The Rewards of Teaching...

I finished reading Ethan Canin's "The Palace Thief" a few days ago. I have been unable to post because my weekend was filled with grading and also with the purchase of my first-ever, top of the line lawn mower. It was an interesting adventure to actually buy one of these things, really. It took us nearly a month to decide on one. It took me an hour and a half to do the front yard alone.

At any rate, I finished a few days ago with "The Palace Thief." The three stories that follow "The Accountant" (of which I wrote before) are excellent and each one grows in excellence from one to the next. The crowning achievement of this collection is, of course, the title story. In "Batorsag and Szerelem" a family struggles to understand a son who seems gifted in mathematics. As a regular genius, he is indulged and praised. The narrator, the genius' little brother, struggles with himself and his eccentricity. He invents his own language, which essentially turns out to be Hungarian at the end of the story. There are some compelling passages here regarding the protagonist's identity and the narrator's effort to convey this. I am not going to write to spoil any of these fascinating stories, so you'll have to read them and find out. In "City of Broken Hearts," the narrator, a middle-aged gentleman whose wife had just left him, is receiving his son who is away at college. His son is only staying one day at home (Boston) and father and son decide to go to a Red Soxs game. The dialogue between father and son is an exquisite ballet of alluding and avoidance, a constant back and forth game of "one-upmanship." It all boils down to a father concerned with his son's future and a son who in turn able to shape his father's life in the time he spends with him. Excellent twist.
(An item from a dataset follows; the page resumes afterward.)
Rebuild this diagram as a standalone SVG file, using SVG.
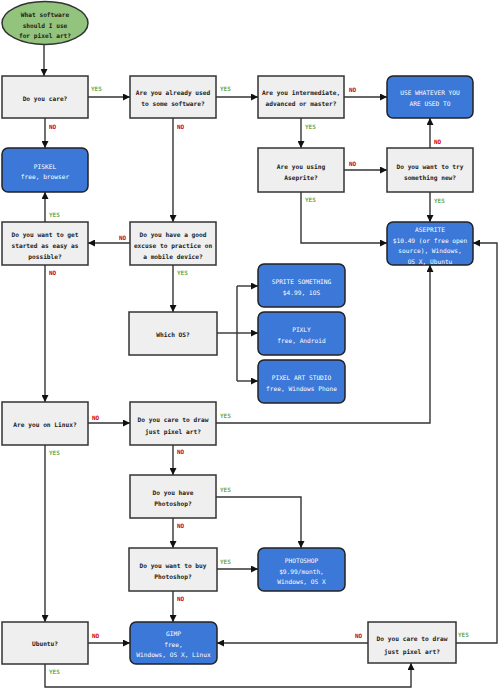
<svg xmlns="http://www.w3.org/2000/svg" width="499" height="688" viewBox="0 0 499 688">
<defs>
<marker id="ar" viewBox="0 0 10 10" refX="10" refY="5" markerWidth="7" markerHeight="7" markerUnits="userSpaceOnUse" orient="auto"><path d="M0,0 L10,5 L0,10 z" fill="#111"/></marker>
<style>
.q{fill:#efefef;stroke:#333;stroke-width:1.5}
.a{fill:#3c78d8;stroke:#222;stroke-width:1.5}
.t{font-family:"DejaVu Sans Mono","Liberation Mono",monospace;font-size:6.2px;font-weight:bold;text-anchor:middle;dominant-baseline:central;fill:#222}
.w{fill:#fff;font-weight:normal}
.c{fill:none;stroke:#333;stroke-width:1.4;marker-end:url(#ar)}
.n{fill:none;stroke:#333;stroke-width:1.4}
.y{font-family:"DejaVu Sans Mono","Liberation Mono",monospace;font-size:6px;font-weight:bold;fill:#6aa84f}
.o{font-family:"DejaVu Sans Mono","Liberation Mono",monospace;font-size:6px;font-weight:bold;fill:#cc0000}
</style>
</defs>
<rect width="499" height="688" fill="#fff"/>
<g id="connectors">
<path class="c" d="M44,45 V76"/>
<path class="c" d="M88,97 H130"/>
<path class="c" d="M216,97 H258"/>
<path class="c" d="M344,97 H387"/>
<path class="c" d="M301,118 V148"/>
<path class="c" d="M344,170 H387"/>
<path class="c" d="M430,148 V118"/>
<path class="c" d="M430,192 V222"/>
<path class="c" d="M301,192 V243 H387"/>
<path class="c" d="M45,118 V148"/>
<path class="c" d="M173,118 V222"/>
<path class="c" d="M130,243 H88"/>
<path class="c" d="M45,222 V192"/>
<path class="c" d="M45,265 V402"/>
<path class="c" d="M173,265 V312"/>
<path class="n" d="M217,333 H237"/>
<path class="n" d="M237,286 V381"/>
<path class="c" d="M237,286 H258"/>
<path class="c" d="M237,333 H258"/>
<path class="c" d="M237,381 H258"/>
<path class="c" d="M88,423 H130"/>
<path class="c" d="M216,423 H430 V265"/>
<path class="c" d="M173,445 V475"/>
<path class="c" d="M216,497 H301 V548"/>
<path class="c" d="M173,518 V548"/>
<path class="c" d="M217,569 H258"/>
<path class="c" d="M173,591 V622"/>
<path class="c" d="M45,445 V622"/>
<path class="c" d="M88,643 H130"/>
<path class="c" d="M45,664 V687 H411 V663"/>
<path class="c" d="M368,643 H217"/>
<path class="c" d="M456,643 H497 V243 H473"/>
<text class="y" x="91" y="91">YES</text>
<text class="y" x="220" y="91">YES</text>
<text class="o" x="349" y="92">NO</text>
<text class="y" x="305" y="129">YES</text>
<text class="o" x="349" y="166">NO</text>
<text class="o" x="434" y="144">NO</text>
<text class="y" x="434" y="203">YES</text>
<text class="y" x="305" y="202">YES</text>
<text class="o" x="49" y="129">NO</text>
<text class="o" x="177" y="129">NO</text>
<text class="o" x="119" y="240">NO</text>
<text class="y" x="49" y="217">YES</text>
<text class="o" x="49" y="275">NO</text>
<text class="y" x="177" y="275">YES</text>
<text class="o" x="92" y="420">NO</text>
<text class="y" x="220" y="418">YES</text>
<text class="o" x="177" y="454">NO</text>
<text class="y" x="220" y="492">YES</text>
<text class="o" x="177" y="528">NO</text>
<text class="y" x="220" y="564">YES</text>
<text class="o" x="177" y="601">NO</text>
<text class="y" x="49" y="455">YES</text>
<text class="o" x="92" y="638">NO</text>
<text class="y" x="49" y="674">YES</text>
<text class="o" x="355" y="638">NO</text>
<text class="y" x="458" y="637">YES</text>
</g>
<g id="start"><ellipse cx="45" cy="23" rx="43" ry="21.5" fill="#93c47d" stroke="#333" stroke-width="1.5"/><text class="t"><tspan x="45" y="14">What software</tspan><tspan x="45" y="24.5">should I use</tspan><tspan x="45" y="35">for pixel art?</tspan></text></g>
<g id="care"><rect class="q" x="2" y="76" width="86" height="42"/><text class="t" x="45" y="98">Do you care?</text></g>
<g id="used"><rect class="q" x="130" y="76" width="86" height="42"/><text class="t"><tspan x="173" y="92">Are you already used</tspan><tspan x="173" y="103">to some software?</tspan></text></g>
<g id="level"><rect class="q" x="258" y="76" width="86" height="42"/><text class="t"><tspan x="301" y="92">Are you intermediate,</tspan><tspan x="301" y="103">advanced or master?</tspan></text></g>
<g id="whatever"><rect class="a" x="387" y="76" width="86" height="42" rx="6"/><text class="t w"><tspan x="430" y="92">USE WHATEVER YOU</tspan><tspan x="430" y="103">ARE USED TO</tspan></text></g>
<g id="piskel"><rect class="a" x="2" y="148" width="86" height="44" rx="6"/><text class="t w"><tspan x="45" y="165.5">PISKEL</tspan><tspan x="45" y="176">free, browser</tspan></text></g>
<g id="usingase"><rect class="q" x="258" y="148" width="86" height="44"/><text class="t"><tspan x="301" y="166">Are you using</tspan><tspan x="301" y="177">Aseprite?</tspan></text></g>
<g id="trynew"><rect class="q" x="387" y="148" width="86" height="44"/><text class="t"><tspan x="430" y="166">Do you want to try</tspan><tspan x="430" y="177">something new?</tspan></text></g>
<g id="easy"><rect class="q" x="2" y="222" width="86" height="43"/><text class="t"><tspan x="45" y="234">Do you want to get</tspan><tspan x="45" y="244.5">started as easy as</tspan><tspan x="45" y="255.5">possible?</tspan></text></g>
<g id="excuse"><rect class="q" x="130" y="222" width="86" height="43"/><text class="t"><tspan x="173" y="234">Do you have a good</tspan><tspan x="173" y="244.5">excuse to practice on</tspan><tspan x="173" y="255.5">a mobile device?</tspan></text></g>
<g id="aseprite"><rect class="a" x="387" y="222" width="86" height="43" rx="6"/><text class="t w"><tspan x="430" y="229">ASEPRITE</tspan><tspan x="430" y="239.5">$10.49 (or free open</tspan><tspan x="430" y="250">source), Windows,</tspan><tspan x="430" y="260.5">OS X, Ubuntu</tspan></text></g>
<g id="whichos"><rect class="q" x="129" y="312" width="88" height="43"/><text class="t" x="173" y="334">Which OS?</text></g>
<g id="sprite"><rect class="a" x="258" y="264" width="87" height="43" rx="6"/><text class="t w"><tspan x="301.5" y="281">SPRITE SOMETHING</tspan><tspan x="301.5" y="292">$4.99, iOS</tspan></text></g>
<g id="pixly"><rect class="a" x="258" y="312" width="87" height="43" rx="6"/><text class="t w"><tspan x="301.5" y="329">PIXLY</tspan><tspan x="301.5" y="340">free, Android</tspan></text></g>
<g id="pas"><rect class="a" x="258" y="360" width="87" height="43" rx="6"/><text class="t w"><tspan x="301.5" y="377">PIXEL ART STUDIO</tspan><tspan x="301.5" y="388">free, Windows Phone</tspan></text></g>
<g id="linux"><rect class="q" x="2" y="402" width="86" height="43"/><text class="t" x="45" y="424">Are you on Linux?</text></g>
<g id="draw1"><rect class="q" x="130" y="402" width="86" height="43"/><text class="t"><tspan x="173" y="419">Do you care to draw</tspan><tspan x="173" y="430.5">just pixel art?</tspan></text></g>
<g id="havepsd"><rect class="q" x="130" y="475" width="86" height="43"/><text class="t"><tspan x="173" y="492">Do you have</tspan><tspan x="173" y="503">Photoshop?</tspan></text></g>
<g id="buypsd"><rect class="q" x="129" y="548" width="88" height="43"/><text class="t"><tspan x="173" y="565">Do you want to buy</tspan><tspan x="173" y="576">Photoshop?</tspan></text></g>
<g id="photoshop"><rect class="a" x="258" y="548" width="87" height="43" rx="6"/><text class="t w"><tspan x="301.5" y="560">PHOTOSHOP</tspan><tspan x="301.5" y="570.5">$9.99/month,</tspan><tspan x="301.5" y="581">Windows, OS X</tspan></text></g>
<g id="ubuntu"><rect class="q" x="2" y="622" width="86" height="42"/><text class="t" x="45" y="643">Ubuntu?</text></g>
<g id="gimp"><rect class="a" x="130" y="622" width="87" height="42" rx="6"/><text class="t w"><tspan x="173.5" y="633">GIMP</tspan><tspan x="173.5" y="643.5">free,</tspan><tspan x="173.5" y="654">Windows, OS X, Linux</tspan></text></g>
<g id="draw2"><rect class="q" x="368" y="622" width="88" height="41"/><text class="t"><tspan x="412" y="638">Do you care to draw</tspan><tspan x="412" y="650.5">just pixel art?</tspan></text></g>
</svg>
"The Palace Thief" is an excellent story about a teacher at a preparatory school. He teaches antiquity, the history of the great civilizations. He takes under his wing a problematic student who turns out to be the catalyst of the story. The narrator is gifted--Canin's use of language here is particularly interesting. Canin is able to reproduce a diction of high intellectual with great ease. The narrator, Mr. Hundert, prepares the annual history competition, "Mr. Julius Cesear." As a teacher he fails to promote the one student who actually was supposed to compete in order to fit in the rebellious one, Sedgewick Bell. The story is about failures, repercussions, and the power of a teacher to make difference (for good or bad). I loved it because it mirrored some of the things I deal with in the classroom almost daily.

I am now reading "Dog Soldiers" by Robert Stone. This books won the National Book Award, but I am still struggling to find out why. I have read "Bear and His Daughter" and also "A Flag for Sunrise" by Robert Stone, and it was on the strength of these that I ventured into "Dog Soldiers." The story takes place in the last days of the Vietnam War. The protagonist, one John Converse, is preparing a drug deal that is supposed to make him rich, but the story doesn't go according to his liking. I am still early on the story, so I can't comment much. More to follow.